Yes, this reduces gravity's size somewhat, however, this comes at the cost of doing bulk lookups once a week. They are so extreme that you query more domains each week than my Pi-hole at home queries in an entire year (just to give some numbers here).
How long does your script take to run to completion? And how many times could you restart pihole-FTL
in this time window?
You see: I am not in favor of doing this cleaning up of mess caused by some list maintainers (as this has been said somewhere in this topic). Not because it is not a good idea, no just because you try to obtain something arguably useful using the absolutely wrong tools. This should not be done by the end-user. Even though nobody usually seems this, internet traffic consumes and costs energy. This should not be taken lightly.
I should point out one more, only mildly related, thing here:
Behind the scenes, we're currently redesigning critical portions of our FTL daemon to remove some of the fundamental bottlenecks we always carried around. This includes using a B-tree (self-balancing binary tree) for domains.
Due to using this tree for searching, we do not need to load all the domains into memory and startup time of FTL is greatly reduced (in fact, there is virtually no difference between having 10,000 or 10,000,000 domains on the gravity list). As a side effect, one could say that we remove any limitation on the size of the gravity list.
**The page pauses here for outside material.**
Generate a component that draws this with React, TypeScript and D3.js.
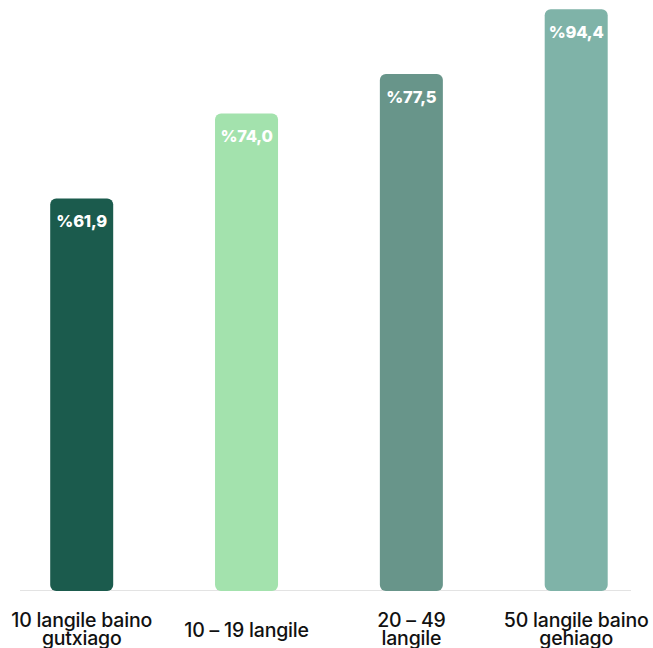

Obviously, nothing comes at no costs, however, we shift the cost of building the tree to the (weekly) run of pihole -g
instead of to the start of pihole-FTL
to cover this.
This code is -- even though it already works -- still to be considered highly experimental at this time and only future performance measurements will show if we finally go for it. Whether it could make it into a v5.1, v5.2 or possibly a v6.0 is completely open at this point.